======== Records supplied ========

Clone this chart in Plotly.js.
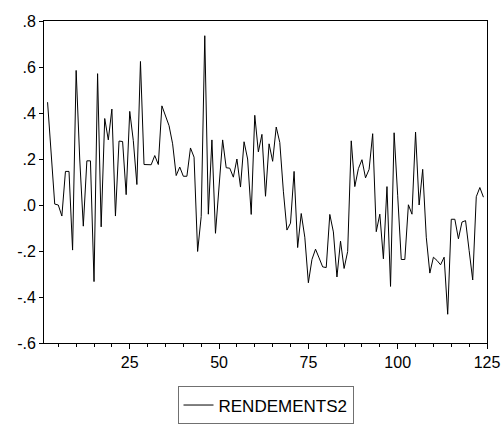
<!DOCTYPE html>
<html>
<head>
<meta charset="utf-8">
<script src="https://cdn.plot.ly/plotly-3.0.1.min.js"></script>
<style>html,body{margin:0;padding:0;background:#fff;}#chart{width:504px;height:437px;}</style>
</head>
<body>
<div id="chart"></div>
<script>
const seriesName = "RENDEMENTS2";
const firstObs = 2;
const rendements2 = [
  0.447, 0.22, 0.004, 0.0, -0.048, 0.146, 0.146, -0.196, 0.585, 0.2,
  -0.092, 0.192, 0.192, -0.333, 0.571, -0.095, 0.376, 0.283, 0.417, -0.048,
  0.278, 0.276, 0.045, 0.407, 0.28, 0.089, 0.624, 0.176, 0.175, 0.175,
  0.215, 0.176, 0.431, 0.39, 0.345, 0.266, 0.128, 0.165, 0.125, 0.125,
  0.248, 0.208, -0.202, -0.05, 0.736, -0.04, 0.283, -0.123, 0.07, 0.283,
  0.162, 0.16, 0.121, 0.2, 0.078, 0.275, 0.2, -0.041, 0.39, 0.231,
  0.307, 0.038, 0.266, 0.19, 0.339, 0.272, 0.06, -0.109, -0.079, 0.146,
  -0.185, -0.037, -0.14, -0.338, -0.237, -0.192, -0.23, -0.269, -0.272, -0.041,
  -0.117, -0.313, -0.157, -0.276, -0.202, 0.279, 0.08, 0.158, 0.197, 0.118,
  0.155, 0.31, -0.116, -0.04, -0.234, 0.08, -0.354, 0.314, 0.04, -0.237,
  -0.237, 0.001, -0.04, 0.317, 0.0, 0.155, -0.14, -0.296, -0.227, -0.241,
  -0.26, -0.227, -0.475, -0.062, -0.062, -0.147, -0.074, -0.068, -0.198, -0.326,
  0.036, 0.076, 0.034
];
const xTickVals = [25, 50, 75, 100, 125];
const yTickVals = [-0.6, -0.4, -0.2, 0.0, 0.2, 0.4, 0.6, 0.8];
const yTickText = ["-.6", "-.4", "-.2", ".0", ".2", ".4", ".6", ".8"];

const obs = rendements2.map((_, i) => firstObs + i);
const font = {family: "Liberation Sans, Arial, sans-serif", size: 16, color: "#000"};
const legendFont = {family: "Liberation Sans, Arial, sans-serif", size: 17, color: "#000"};

Plotly.newPlot("chart", [{
  type: "scatter", mode: "lines", name: seriesName,
  x: obs, y: rendements2,
  line: {color: "#000", width: 1}
}], {
  width: 504, height: 437,
  margin: {l: 44, r: 17, t: 21, b: 77},
  paper_bgcolor: "#fff", plot_bgcolor: "#fff",
  font: font,
  showlegend: true,
  legend: {orientation: "h", x: 0.5, xanchor: "center", y: -0.135, yanchor: "top",
    bordercolor: "#707070", borderwidth: 1, font: legendFont},
  xaxis: {range: [1, 125], tickvals: xTickVals, ticks: "outside", ticklen: 5, tickcolor: "#000",
    minor: {dtick: 5, tick0: 0, ticks: "outside", ticklen: 3, tickcolor: "#000"},
    showline: true, mirror: true, linecolor: "#000", linewidth: 1,
    showgrid: false, zeroline: false, tickfont: font},
  yaxis: {range: [-0.6, 0.8], tickvals: yTickVals, ticktext: yTickText, ticks: "outside", ticklen: 4,
    tickcolor: "#000", showline: true, mirror: true, linecolor: "#000", linewidth: 1,
    showgrid: false, zeroline: false, tickfont: font}
}, {displayModeBar: false, staticPlot: true});
</script>
</body>
</html>
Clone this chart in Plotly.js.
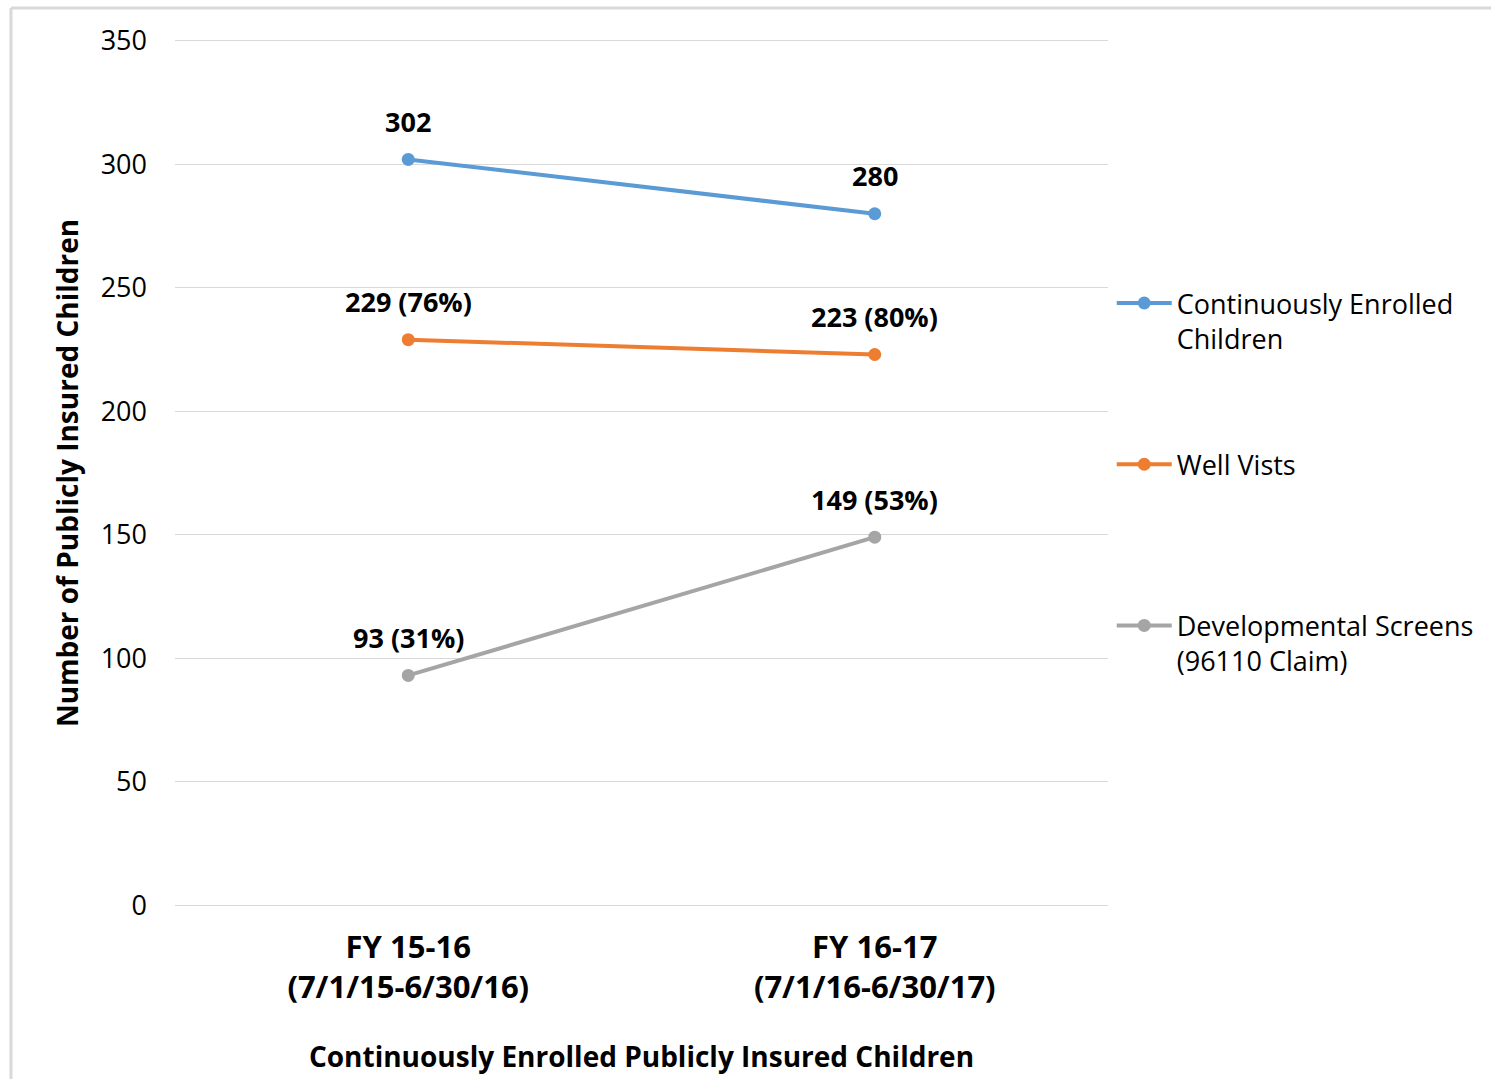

========

Exercise requirements
Reproduce all the records verbatim, excluding images.

Task response
Clone this chart in Plotly.js.
<!DOCTYPE html>
<html>
<head>
<meta charset="utf-8">
<script src="https://cdn.plot.ly/plotly-3.0.1.min.js"></script>
<style>html,body{margin:0;padding:0;background:#fff;}#chart{width:504px;height:437px;}</style>
</head>
<body>
<div id="chart"></div>
<script>
const seriesName = "RENDEMENTS2";
const firstObs = 2;
const rendements2 = [
  0.447, 0.22, 0.004, 0.0, -0.048, 0.146, 0.146, -0.196, 0.585, 0.2,
  -0.092, 0.192, 0.192, -0.333, 0.571, -0.095, 0.376, 0.283, 0.417, -0.048,
  0.278, 0.276, 0.045, 0.407, 0.28, 0.089, 0.624, 0.176, 0.175, 0.175,
  0.215, 0.176, 0.431, 0.39, 0.345, 0.266, 0.128, 0.165, 0.125, 0.125,
  0.248, 0.208, -0.202, -0.05, 0.736, -0.04, 0.283, -0.123, 0.07, 0.283,
  0.162, 0.16, 0.121, 0.2, 0.078, 0.275, 0.2, -0.041, 0.39, 0.231,
  0.307, 0.038, 0.266, 0.19, 0.339, 0.272, 0.06, -0.109, -0.079, 0.146,
  -0.185, -0.037, -0.14, -0.338, -0.237, -0.192, -0.23, -0.269, -0.272, -0.041,
  -0.117, -0.313, -0.157, -0.276, -0.202, 0.279, 0.08, 0.158, 0.197, 0.118,
  0.155, 0.31, -0.116, -0.04, -0.234, 0.08, -0.354, 0.314, 0.04, -0.237,
  -0.237, 0.001, -0.04, 0.317, 0.0, 0.155, -0.14, -0.296, -0.227, -0.241,
  -0.26, -0.227, -0.475, -0.062, -0.062, -0.147, -0.074, -0.068, -0.198, -0.326,
  0.036, 0.076, 0.034
];
const xTickVals = [25, 50, 75, 100, 125];
const yTickVals = [-0.6, -0.4, -0.2, 0.0, 0.2, 0.4, 0.6, 0.8];
const yTickText = ["-.6", "-.4", "-.2", ".0", ".2", ".4", ".6", ".8"];

const obs = rendements2.map((_, i) => firstObs + i);
const font = {family: "Liberation Sans, Arial, sans-serif", size: 16, color: "#000"};
const legendFont = {family: "Liberation Sans, Arial, sans-serif", size: 17, color: "#000"};

Plotly.newPlot("chart", [{
  type: "scatter", mode: "lines", name: seriesName,
  x: obs, y: rendements2,
  line: {color: "#000", width: 1}
}], {
  width: 504, height: 437,
  margin: {l: 44, r: 17, t: 21, b: 77},
  paper_bgcolor: "#fff", plot_bgcolor: "#fff",
  font: font,
  showlegend: true,
  legend: {orientation: "h", x: 0.5, xanchor: "center", y: -0.135, yanchor: "top",
    bordercolor: "#707070", borderwidth: 1, font: legendFont},
  xaxis: {range: [1, 125], tickvals: xTickVals, ticks: "outside", ticklen: 5, tickcolor: "#000",
    minor: {dtick: 5, tick0: 0, ticks: "outside", ticklen: 3, tickcolor: "#000"},
    showline: true, mirror: true, linecolor: "#000", linewidth: 1,
    showgrid: false, zeroline: false, tickfont: font},
  yaxis: {range: [-0.6, 0.8], tickvals: yTickVals, ticktext: yTickText, ticks: "outside", ticklen: 4,
    tickcolor: "#000", showline: true, mirror: true, linecolor: "#000", linewidth: 1,
    showgrid: false, zeroline: false, tickfont: font}
}, {displayModeBar: false, staticPlot: true});
</script>
</body>
</html>
Clone this chart in Plotly.js.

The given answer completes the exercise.